Opinion / From the Readers

Gap year: A way to discover clues about your future

By David Zhu (Yingnan Zhu) ( Updated: 2015-06-25 17:04

Gap year: A way to discover clues about your future

A group photo from the GCC annual New York convention, March 2011.[Photo provided to]

Editor notes: This article, written by David Zhu (Yingnan Zhu) in the summer of 2011, is part of our coverage of these who undertake a gap year. We share his story about his eight-month “gap year” in Beijing and hope it helps those who still have no clues about their future in this graduation season.

In late 2010, I was deciding whether or not I should take a gap year and suspend my studies at Columbia University. I hesitated for several months before deciding that I would fly to Beijing and explore myself in a city where I am familiar with the language and culture, and do so in a city that is filled with opportunities.

Eight months ago, I took a leap of faith and decided to take a year off from my life as a student. It was the first time that I was not one since kindergarten. Schools are fun, and having been through 10 different schools growing up, I can confidently say I was not so afraid of switching again to a new environment.

People had all sorts of reactions to my decision. At first, I cared a lot. My parents were vocally against it and my college friends thought I was doing something terribly stupid. Unsurprisingly, I grew further from some of my closest friends in college by missing out on my senior year, but such is how many college cliques works - bonds fueled on the amount of time spent together. But I was not without support and looking back, I must thank those that inspired me to take this step.

Eight months passed. When I now tell someone that I took a year off, I still get lots of questions:

Q: "Why did you take a gap year?"

A: Because I wanted to.

Q: "What did you do?"

A: A lot.

Q: "What did you learn?"

A: A lot more.

I wish there was a simple way to describe it all with words. But words do a terrible job in capturing emotions efficiently. The most I can do is list my projects and achievements in resume-like fashion as if it was an interview. But that's not the whole story; it's just the cover, and maybe the table of contents.

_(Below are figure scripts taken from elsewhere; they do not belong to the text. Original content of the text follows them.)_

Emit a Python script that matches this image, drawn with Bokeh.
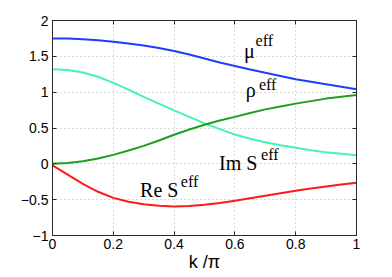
from bokeh.plotting import figure
from bokeh.models import Range1d, FixedTicker, LinearAxis, Label
from bokeh.embed import file_html
from bokeh.resources import INLINE

k = [0.0, 0.05, 0.1, 0.15, 0.2, 0.25, 0.3, 0.35, 0.4, 0.45, 0.5,
     0.55, 0.6, 0.65, 0.7, 0.75, 0.8, 0.85, 0.9, 0.95, 1.0]
mu_eff = [1.75, 1.748, 1.74, 1.725, 1.705, 1.68, 1.65, 1.615, 1.575, 1.525, 1.47,
          1.415, 1.365, 1.315, 1.27, 1.225, 1.18, 1.145, 1.11, 1.075, 1.04]
im_s_eff = [1.32, 1.31, 1.275, 1.215, 1.13, 1.035, 0.935, 0.84, 0.745, 0.655, 0.565,
            0.485, 0.41, 0.35, 0.30, 0.26, 0.225, 0.19, 0.16, 0.14, 0.12]
rho_eff = [0.0, 0.01, 0.035, 0.075, 0.125, 0.185, 0.25, 0.325, 0.405, 0.48, 0.545,
           0.605, 0.655, 0.71, 0.76, 0.80, 0.84, 0.875, 0.91, 0.935, 0.96]
re_s_eff = [-0.02, -0.15, -0.28, -0.39, -0.475, -0.53, -0.565, -0.585, -0.595, -0.59, -0.57,
            -0.545, -0.515, -0.48, -0.445, -0.41, -0.375, -0.345, -0.315, -0.29, -0.265]

x_ticks = [0, 0.2, 0.4, 0.6, 0.8, 1]
x_tick_labels = ["0", "0.2", "0.4", "0.6", "0.8", "1"]
y_ticks = [-1, -0.5, 0, 0.5, 1, 1.5, 2]
y_tick_labels = ["\u22121", "\u22120.5", "0", "0.5", "1", "1.5", "2"]

p = figure(width=392, height=277, output_backend="svg", toolbar_location=None,
           x_range=Range1d(0, 1), y_range=Range1d(-1, 2),
           min_border_left=52, min_border_right=36, min_border_top=20, min_border_bottom=42)
p.background_fill_color = "white"
p.border_fill_color = "white"
p.outline_line_color = "#222222"
p.outline_line_width = 1

axis_color = "#2b2b2b"
for ax in (p.xaxis[0], p.yaxis[0]):
    ax.axis_line_color = axis_color
    ax.major_tick_line_color = axis_color
    ax.major_tick_in = 4
    ax.major_tick_out = 0
    ax.minor_tick_line_color = None
    ax.major_label_text_font = "Liberation Sans"
    ax.major_label_text_font_size = "14px"
    ax.major_label_text_color = "black"
    ax.major_label_standoff = 4

p.xaxis[0].ticker = FixedTicker(ticks=x_ticks)
p.xaxis[0].major_label_overrides = dict(zip(x_ticks, x_tick_labels))
p.xaxis[0].major_label_standoff = 3
p.xaxis[0].axis_label = "k /\u03c0"
p.xaxis[0].axis_label_text_font = "Liberation Sans"
p.xaxis[0].axis_label_text_font_size = "18px"
p.xaxis[0].axis_label_text_font_style = "normal"
p.xaxis[0].axis_label_text_color = "black"
p.xaxis[0].axis_label_standoff = 0
p.yaxis[0].ticker = FixedTicker(ticks=y_ticks)
p.yaxis[0].major_label_overrides = dict(zip(y_ticks, y_tick_labels))

top = LinearAxis(ticker=FixedTicker(ticks=x_ticks))
right = LinearAxis(ticker=FixedTicker(ticks=y_ticks))
for ax in (top, right):
    ax.axis_line_color = axis_color
    ax.major_tick_line_color = axis_color
    ax.major_tick_in = 4
    ax.major_tick_out = 0
    ax.minor_tick_line_color = None
    ax.major_label_text_font_size = "8px"
    ax.major_label_text_color = None
    ax.major_label_standoff = 0
p.add_layout(top, "above")
p.add_layout(right, "right")

p.xgrid.ticker = FixedTicker(ticks=x_ticks)
p.ygrid.ticker = FixedTicker(ticks=y_ticks)
for g in (p.xgrid, p.ygrid):
    g.grid_line_color = "#b5b5b5"
    g.grid_line_dash = "1 3"
    g.grid_line_width = 1

p.line(k, mu_eff, line_color="#1f3cff", line_width=2)
p.line(k, im_s_eff, line_color="#44f2b6", line_width=2)
p.line(k, rho_eff, line_color="#1e9e1e", line_width=2)
p.line(k, re_s_eff, line_color="#ff1a1a", line_width=2)

serif = "Liberation Serif"
labels = [
    ("\u03bc", 0.63, 1.58, "eff", 0.668, 1.715),
    ("\u03c1", 0.636, 1.03, "eff", 0.679, 1.11),
    ("Im S", 0.548, 0.006, "eff", 0.686, 0.13),
    ("Re S", 0.288, -0.367, "eff", 0.422, -0.24),
]
for main, mx, my, sup, sx, sy in labels:
    p.add_layout(Label(x=mx, y=my, text=main, text_font=serif, text_font_size="20px",
                       text_color="black", text_align="left", text_baseline="alphabetic"))
    p.add_layout(Label(x=sx, y=sy, text=sup, text_font=serif, text_font_size="16px",
                       text_color="black", text_align="left", text_baseline="alphabetic"))

open("out.html", "w").write(file_html(p, INLINE))
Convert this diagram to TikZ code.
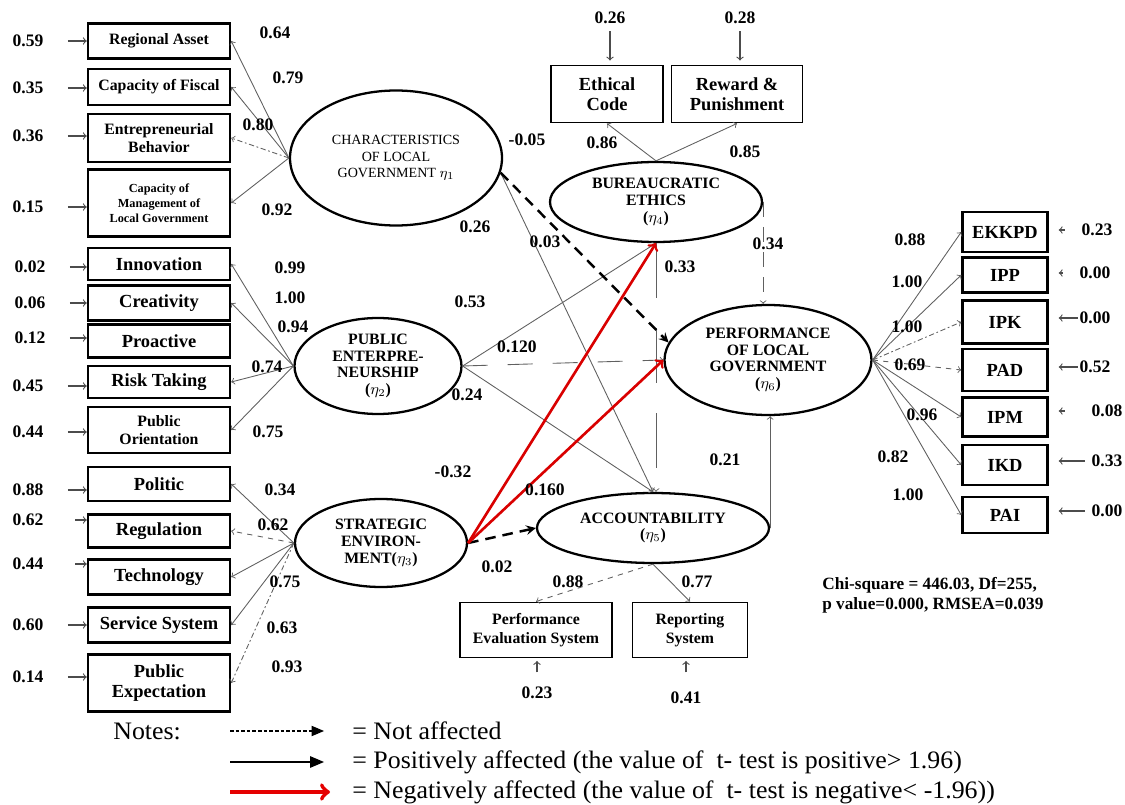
\documentclass[tikz,border=0pt]{standalone}
\usepackage{fontspec}
\setmainfont{Liberation Serif}
\newfontfamily\legendfont[FakeStretch=1.03]{Liberation Serif}
\usepackage{tikz}
\tikzstyle{block}=[draw, line width=1.4pt, fill=white, align=center, inner sep=1pt, font=\bfseries\fontsize{10.5}{11.5}\selectfont]
\tikzstyle{latent}=[ellipse, draw, line width=1.3pt, align=center, inner sep=0pt, font=\bfseries\fontsize{9}{9.6}\selectfont]
\tikzstyle{num}=[inner sep=1pt, font=\bfseries\fontsize{10}{11}\selectfont]
\tikzstyle{load}=[draw=gray!75!black, ->, >=to, line width=0.5pt]
\tikzstyle{err}=[draw=gray!60!black, ->, >=to, line width=0.6pt]
\tikzstyle{arrow}=[->, >=stealth, line width=1.4pt, dash pattern=on 6pt off 4pt]
\tikzstyle{neg}=[draw=red!85!black, ->, >=to, line width=1.5pt]
\tikzstyle{legend}=[anchor=west, inner sep=0pt, font=\legendfont\fontsize{14.3}{16}\selectfont]
\usetikzlibrary{shapes.geometric,arrows,positioning,calc}

\begin{document}
\begin{tikzpicture}[x=0.2mm,y=-0.2mm]
\useasboundingbox (0,0) rectangle (1125,805);
\node (ra) [block, minimum width=28.4mm, minimum height=7mm, font=\bfseries\fontsize{9}{10}\selectfont] at (159,41) {Regional Asset};
\node (cf) [block, minimum width=28.4mm, minimum height=7.2mm, font=\bfseries\fontsize{9}{10}\selectfont] at (159,87) {Capacity of Fiscal};
\node (eb) [block, minimum width=28.4mm, minimum height=9.6mm, font=\bfseries\fontsize{9}{10}\selectfont] at (159,138) {Entrepreneurial\\Behavior};
\node (cm) [block, minimum width=28.4mm, minimum height=13.4mm, font=\bfseries\fontsize{7}{8.5}\selectfont] at (159,203) {Capacity of\\Management of\\Local Government};
\node (inn) [block, minimum width=28.4mm, minimum height=6.4mm] at (159,264) {Innovation};
\node (cre) [block, minimum width=28.4mm, minimum height=7mm] at (159,303) {Creativity};
\node (pro) [block, minimum width=28.4mm, minimum height=6.6mm] at (159,341) {Proactive};
\node (rt) [block, minimum width=28.4mm, minimum height=6.4mm] at (159,382) {Risk Taking};
\node (po) [block, minimum width=28.4mm, minimum height=9.2mm, font=\bfseries\fontsize{9}{10.5}\selectfont] at (159,430) {Public\\Orientation};
\node (pol) [block, minimum width=28.4mm, minimum height=6.8mm] at (159,484) {Politic};
\node (reg) [block, minimum width=28.4mm, minimum height=6.6mm] at (159,531) {Regulation};
\node (tec) [block, minimum width=28.4mm, minimum height=7mm] at (159,577) {Technology};
\node (ss) [block, minimum width=28.4mm, minimum height=7mm] at (159,625) {Service System};
\node (pe) [block, minimum width=28.4mm, minimum height=11.4mm] at (159,683) {Public\\Expectation};

\node (char) [latent, minimum width=42.4mm, minimum height=27mm, font=\fontsize{8}{9.5}\selectfont] at (396,158) {CHARACTERISTICS\\OF LOCAL\\GOVERNMENT $\eta_1$};
\node (pub) [latent, minimum width=33.4mm, minimum height=19.2mm] at (378,366) {PUBLIC\\ENTERPRE-\\NEURSHIP\\($\eta_2$)};
\node (strat) [latent, minimum width=34.4mm, minimum height=17.6mm] at (381,543) {STRATEGIC\\ENVIRON-\\MENT($\eta_3$)};
\node (bur) [latent, minimum width=42.4mm, minimum height=16mm] at (656,202) {BUREAUCRATIC\\ETHICS\\($\eta_4$)};
\node (perf) [latent, minimum width=41.4mm, minimum height=22mm] at (768,360) {PERFORMANCE\\OF LOCAL\\GOVERNMENT\\($\eta_6$)};
\node (acc) [latent, minimum width=46.4mm, minimum height=14mm] at (653,528) {ACCOUNTABILITY\\($\eta_5$)};

\node (ec) [block, line width=1.1pt, minimum width=22.4mm, minimum height=11.4mm] at (607,94) {Ethical\\Code};
\node (rp) [block, line width=1.1pt, minimum width=26.2mm, minimum height=11.4mm] at (737,94) {Reward \&\\Punishment};
\node (pes) [block, line width=1.1pt, minimum width=30.4mm, minimum height=11mm, font=\bfseries\fontsize{9}{10.5}\selectfont] at (536,630) {Performance\\Evaluation System};
\node (rs) [block, line width=1.1pt, minimum width=23mm, minimum height=11mm, font=\bfseries\fontsize{9}{10.5}\selectfont] at (690,630) {Reporting\\System};

\node (ek) [block, minimum width=17mm, minimum height=8mm] at (1005,232) {EKKPD};
\node (ipp) [block, minimum width=17mm, minimum height=7mm] at (1005,275) {IPP};
\node (ipk) [block, minimum width=17mm, minimum height=8.6mm] at (1005,322) {IPK};
\node (pad) [block, minimum width=17mm, minimum height=8.4mm] at (1005,370) {PAD};
\node (ipm) [block, minimum width=17mm, minimum height=7.8mm] at (1005,417) {IPM};
\node (ikd) [block, minimum width=17mm, minimum height=8mm] at (1005,465) {IKD};
\node (pai) [block, minimum width=17mm, minimum height=7.2mm] at (1005,515) {PAI};

\draw[load] (char.west)--(ra.east);
\draw[load] (char.west)--(cf.east);
\draw[load, dash pattern=on 3pt off 1.5pt on 1pt off 1.5pt] (char.west)--(eb.east);
\draw[load] (char.west)--(cm.east);
\draw[load] (pub.west)--(inn.east);
\draw[load] (pub.west)--(cre.east);
\draw[load] (pub.west)--(rt.east);
\draw[load] (pub.west)--(po.east);
\draw[load] (strat.west)--(pol.east);
\draw[load, dashed] (strat.west)--(reg.east);
\draw[load] (strat.west)--(tec.east);
\draw[load] (strat.west)--(ss.east);
\draw[load, dash pattern=on 3pt off 1.5pt on 1pt off 1.5pt] (strat.west)--(pe.east);
\draw[load] (bur.north)--(ec.south);
\draw[load] (bur.north)--(rp.south);
\draw[load, dashed] (acc.south)--(pes.north);
\draw[load] (acc.south)--(rs.north);
\draw[load] (perf.east)--(ek.west);
\draw[load] (perf.east)--(ipp.west);
\draw[load, dash pattern=on 3pt off 1.5pt on 1pt off 1.5pt] (perf.east)--(ipk.west);
\draw[load, dashed] (perf.east)--(pad.west);
\draw[load] (perf.east)--(ipm.west);
\draw[load] (perf.east)--(ikd.west);
\draw[load] (perf.east)--(pai.west);

\draw[load] (char.-8)--(acc.north);
\draw[load] (pub.east)--(bur.south);
\draw[load] (pub.east)--(acc.north);
\draw[load, dash pattern=on 5mm off 4mm] (pub.east)--(perf.west);
\draw[load, dash pattern=on 11mm off 6mm] (bur.south)--(bur.south |- acc.north);
\draw[load, dash pattern=on 3mm off 2mm] (bur.east)--(bur.east |- perf.north);
\draw[load] (acc.east)--(acc.east |- perf.south);
\draw[arrow] (char.-8)--(perf.170);
\draw[arrow] (strat.east)--(acc.west);
\draw[neg] (strat.east)--(bur.south);
\draw[neg] (strat.east)--(perf.west);

\node (n1) [num] at (275,33) {0.64};
\node (n2) [num] at (288,78) {0.79};
\node (n3) [num] at (258,125) {0.80};
\node (n4) [num] at (277,210) {0.92};
\node (n5) [num] at (290,268) {0.99};
\node (n6) [num] at (290,298) {1.00};
\node (n7) [num] at (293,327) {0.94};
\node (n8) [num] at (267,367) {0.74};
\node (n9) [num] at (268,432) {0.75};
\node (n10) [num] at (280,490) {0.34};
\node (n11) [num] at (273,525) {0.62};
\node (n12) [num] at (285,582) {0.75};
\node (n13) [num] at (282,628) {0.63};
\node (n14) [num] at (287,667) {0.93};
\node (s1) [num] at (527,140) {-0.05};
\node (s2) [num] at (475,227) {0.26};
\node (s3) [num] at (545,242) {0.03};
\node (s4) [num] at (470,302) {0.53};
\node (s5) [num] at (517,347) {0.120};
\node (s6) [num] at (467,395) {0.24};
\node (s7) [num] at (453,472) {-0.32};
\node (s8) [num] at (545,490) {0.160};
\node (s9) [num] at (497,567) {0.02};
\node (s10) [num] at (680,267) {0.33};
\node (s11) [num] at (768,244) {0.34};
\node (s12) [num] at (725,460) {0.21};
\node (s13) [num] at (602,143) {0.86};
\node (s14) [num] at (745,152) {0.85};
\node (s15) [num] at (568,582) {0.88};
\node (s16) [num] at (697,582) {0.77};
\node (m1) [num] at (910,240) {0.88};
\node (m2) [num] at (907,282) {1.00};
\node (m3) [num] at (907,327) {1.00};
\node (m4) [num] at (910,365) {0.69};
\node (m5) [num] at (922,415) {0.96};
\node (m6) [num] at (893,457) {0.82};
\node (m7) [num] at (908,495) {1.00};

\node (e1) [num] at (28,41) {0.59};
\node (e2) [num] at (28,88) {0.35};
\node (e3) [num] at (28,136) {0.36};
\node (e4) [num] at (28,207) {0.15};
\node (e5) [num] at (30,267) {0.02};
\node (e6) [num] at (30,303) {0.06};
\node (e7) [num] at (30,338) {0.12};
\node (e8) [num] at (28,386) {0.45};
\node (e9) [num] at (28,432) {0.44};
\node (e10) [num] at (28,490) {0.88};
\node (e11) [num] at (28,520) {0.62};
\node (e12) [num] at (28,564) {0.44};
\node (e13) [num] at (28,625) {0.60};
\node (e14) [num] at (28,677) {0.14};
\draw[err, shorten <=4.5mm] (e1.east)--(e1.east -| ra.west);
\draw[err, shorten <=4.5mm] (e2.east)--(e2.east -| cf.west);
\draw[err, shorten <=4.5mm] (e3.east)--(e3.east -| eb.west);
\draw[err, shorten <=4.5mm] (e4.east)--(e4.east -| cm.west);
\draw[err, shorten <=4.5mm] (e5.east)--(e5.east -| inn.west);
\draw[err, shorten <=4.5mm] (e6.east)--(e6.east -| cre.west);
\draw[err, shorten <=4.5mm] (e7.east)--(e7.east -| pro.west);
\draw[err, shorten <=4.5mm] (e8.east)--(e8.east -| rt.west);
\draw[err, shorten <=4.5mm] (e9.east)--(e9.east -| po.west);
\draw[err, shorten <=4.5mm] (e10.east)--(e10.east -| pol.west);
\draw[err, shorten <=6mm] (e11.east)--(e11.east -| reg.west);
\draw[err, shorten <=6mm] (e12.east)--(e12.east -| tec.west);
\draw[err, shorten <=4.5mm] (e13.east)--(e13.east -| ss.west);
\draw[err, shorten <=4.5mm] (e14.east)--(e14.east -| pe.west);

\node (r1) [num] at (1097,230) {0.23};
\node (r2) [num] at (1095,273) {0.00};
\node (r3) [num] at (1095,318) {0.00};
\node (r4) [num] at (1095,367) {0.52};
\node (r5) [num] at (1107,411) {0.08};
\node (r6) [num] at (1107,461) {0.33};
\node (r7) [num] at (1107,511) {0.00};
\draw[err, shorten <=3mm, shorten >=2mm] (r1.west)--(r1.west -| ek.east);
\draw[err, shorten <=3mm, shorten >=2mm] (r2.west)--(r2.west -| ipp.east);
\draw[err, shorten >=2mm] (r3.west)--(r3.west -| ipk.east);
\draw[err, shorten >=2mm] (r4.west)--(r4.west -| pad.east);
\draw[err, shorten <=5mm, shorten >=2mm] (r5.west)--(r5.west -| ipm.east);
\draw[err, shorten <=1mm, shorten >=2mm] (r6.west)--(r6.west -| ikd.east);
\draw[err, shorten <=1mm, shorten >=2mm] (r7.west)--(r7.west -| pai.east);

\node (t1) [num] at (610,18) {0.26};
\node (t2) [num] at (740,18) {0.28};
\draw[err, shorten <=1mm, shorten >=0.8mm] (t1.south)--(t1.south |- ec.north);
\draw[err, shorten <=1mm, shorten >=0.8mm] (t2.south)--(t2.south |- rp.north);
\node (b1) [num] at (537,693) {0.23};
\node (b2) [num] at (686,698) {0.41};
\draw[err, shorten <=2.5mm, shorten >=0.5mm] (b1.north)--(b1.north |- pes.south);
\draw[err, shorten <=3.5mm, shorten >=0.5mm] (b2.north)--(b2.north |- rs.south);

\node (fit) [anchor=west, align=left, inner sep=0pt, font=\bfseries\fontsize{9.8}{11.5}\selectfont] at (822,595) {Chi-square = 446.03, Df=255,\\p value=0.000, RMSEA=0.039};

\node (notes) [legend] at (113,731) {Notes:};
\coordinate (l1a) at (230,731);
\coordinate (l1b) at (324,731);
\coordinate (l2a) at (230,762);
\coordinate (l2b) at (324,762);
\coordinate (l3a) at (230,792);
\coordinate (l3b) at (330,792);
\draw[->, >=triangle 45, dash pattern=on 2pt off 1.2pt, line width=0.6pt] (l1a)--(l1b);
\draw[->, >=triangle 45, line width=0.8pt] (l2a)--(l2b);
\draw[->, >=to, draw=red!90!black, line width=2.4pt] (l3a)--(l3b);
\node (t1l) [legend] at (352,731) {= Not affected};
\node (t2l) [legend] at (352,762) {= Positively affected (the value of\ \ t- test is positive> 1.96)};
\node (t3l) [legend] at (352,792) {= Negatively affected (the value of\ \ t- test is negative< -1.96))};
\end{tikzpicture}
\end{document}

Taking a gap year was about living the unpackaged life, displacing myself from the support system that it has gotten so used to. It was testing assumptions, be wrong, be right and formulating a view less breakable, a mind less shakable. It was introspection.

How often do you think to yourself: "I'm not like that," "That's not who I am," "That's not how I do things," or "That's not what I want"? If you think like this often, then congratulations, you seem to know yourself pretty well. For me, these lines didn't come up often enough throughout my three years of college. Sure, it was important to keep an open mind, but open-mindedness is hardly self-awareness, and one doesn't always lead to the next, because too many different experiences at one time can sometimes confuse you and make you less aware of the self.

Exactly one year ago, I was struggling between the idea of becoming an entrepreneur and taking the traditional corporate path. I had trouble deciding if it's better to make a thousand acquaintances or maintain a dozen close friends. I couldn't decide if I should dive into China as early as possible before the window of opportunity closed, or spend more time in the US to develop myself before doing so. I sometimes relied on the judgment of others because I didn't trust myself enough. I had a strong desire to take my path to China and reconnect my roots, but I didn't know how.